## PROBLEM TO SOLVE
Up to and including the line that contains "plt.rcParams['font.family'] = ['Roboto', 'DejaVu", repeat each line of the data exactly, starting from the first.

Code that draws figures

>>

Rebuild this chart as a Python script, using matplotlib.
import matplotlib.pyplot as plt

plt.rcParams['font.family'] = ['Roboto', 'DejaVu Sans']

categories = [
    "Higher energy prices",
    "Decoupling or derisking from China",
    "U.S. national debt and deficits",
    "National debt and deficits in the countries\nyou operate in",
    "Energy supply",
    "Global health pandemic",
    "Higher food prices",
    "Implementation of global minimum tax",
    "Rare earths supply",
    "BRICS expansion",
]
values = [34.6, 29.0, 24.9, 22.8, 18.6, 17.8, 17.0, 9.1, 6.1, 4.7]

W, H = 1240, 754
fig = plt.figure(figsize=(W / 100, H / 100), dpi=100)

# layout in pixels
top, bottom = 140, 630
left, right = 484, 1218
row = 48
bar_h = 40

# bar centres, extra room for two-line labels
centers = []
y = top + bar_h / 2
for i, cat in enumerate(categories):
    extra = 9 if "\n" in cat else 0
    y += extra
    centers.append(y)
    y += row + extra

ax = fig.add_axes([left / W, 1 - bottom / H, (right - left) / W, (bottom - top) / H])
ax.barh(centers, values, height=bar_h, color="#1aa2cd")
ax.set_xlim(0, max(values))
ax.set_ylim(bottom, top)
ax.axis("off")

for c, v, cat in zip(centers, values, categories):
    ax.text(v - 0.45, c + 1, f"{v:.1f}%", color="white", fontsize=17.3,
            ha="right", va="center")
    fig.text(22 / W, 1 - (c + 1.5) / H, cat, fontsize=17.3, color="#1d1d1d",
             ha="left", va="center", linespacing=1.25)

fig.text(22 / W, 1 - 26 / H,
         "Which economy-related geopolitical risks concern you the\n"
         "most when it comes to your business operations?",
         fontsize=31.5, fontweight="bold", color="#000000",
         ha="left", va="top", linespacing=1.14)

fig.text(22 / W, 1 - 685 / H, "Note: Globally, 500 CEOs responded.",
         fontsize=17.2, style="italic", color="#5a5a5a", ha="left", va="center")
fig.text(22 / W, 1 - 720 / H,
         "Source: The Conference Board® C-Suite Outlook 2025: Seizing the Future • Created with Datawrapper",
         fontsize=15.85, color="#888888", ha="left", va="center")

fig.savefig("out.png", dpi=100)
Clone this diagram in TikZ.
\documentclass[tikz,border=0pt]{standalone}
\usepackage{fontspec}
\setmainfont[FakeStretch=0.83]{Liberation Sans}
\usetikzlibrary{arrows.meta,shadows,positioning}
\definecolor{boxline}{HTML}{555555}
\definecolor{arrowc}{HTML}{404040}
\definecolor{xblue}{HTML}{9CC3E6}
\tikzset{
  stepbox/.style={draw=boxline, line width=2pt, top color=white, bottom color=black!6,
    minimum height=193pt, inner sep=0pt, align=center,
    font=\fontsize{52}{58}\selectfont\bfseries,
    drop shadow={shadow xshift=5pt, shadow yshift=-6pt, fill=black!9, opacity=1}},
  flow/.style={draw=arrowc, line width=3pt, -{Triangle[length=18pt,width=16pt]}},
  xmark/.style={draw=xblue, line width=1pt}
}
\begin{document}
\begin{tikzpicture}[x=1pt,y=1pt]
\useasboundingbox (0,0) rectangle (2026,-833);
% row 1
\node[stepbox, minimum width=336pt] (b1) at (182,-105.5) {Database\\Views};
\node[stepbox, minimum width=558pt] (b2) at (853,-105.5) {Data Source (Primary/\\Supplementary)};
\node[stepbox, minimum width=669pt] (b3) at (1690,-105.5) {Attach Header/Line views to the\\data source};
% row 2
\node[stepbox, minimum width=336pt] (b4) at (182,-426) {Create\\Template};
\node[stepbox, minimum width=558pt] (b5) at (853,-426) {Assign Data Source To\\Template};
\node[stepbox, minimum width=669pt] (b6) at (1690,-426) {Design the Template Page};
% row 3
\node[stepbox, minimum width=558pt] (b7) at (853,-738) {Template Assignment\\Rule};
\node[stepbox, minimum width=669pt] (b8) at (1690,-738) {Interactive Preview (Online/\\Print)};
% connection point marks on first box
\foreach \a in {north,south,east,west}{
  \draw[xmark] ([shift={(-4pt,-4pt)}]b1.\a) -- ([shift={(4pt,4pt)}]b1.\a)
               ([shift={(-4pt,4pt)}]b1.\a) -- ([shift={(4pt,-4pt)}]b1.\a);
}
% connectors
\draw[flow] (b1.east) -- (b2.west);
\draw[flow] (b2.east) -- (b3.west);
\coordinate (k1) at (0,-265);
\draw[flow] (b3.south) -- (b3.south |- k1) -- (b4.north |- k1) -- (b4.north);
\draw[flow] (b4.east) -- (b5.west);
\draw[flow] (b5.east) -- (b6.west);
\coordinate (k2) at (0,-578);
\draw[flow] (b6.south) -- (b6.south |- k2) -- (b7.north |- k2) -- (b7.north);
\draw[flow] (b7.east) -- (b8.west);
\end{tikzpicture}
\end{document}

<<

## WRITTEN RESPONSE
Rebuild this chart as a Python script, using matplotlib.
import matplotlib.pyplot as plt

plt.rcParams['font.family'] = ['Roboto', 'DejaVu Sans']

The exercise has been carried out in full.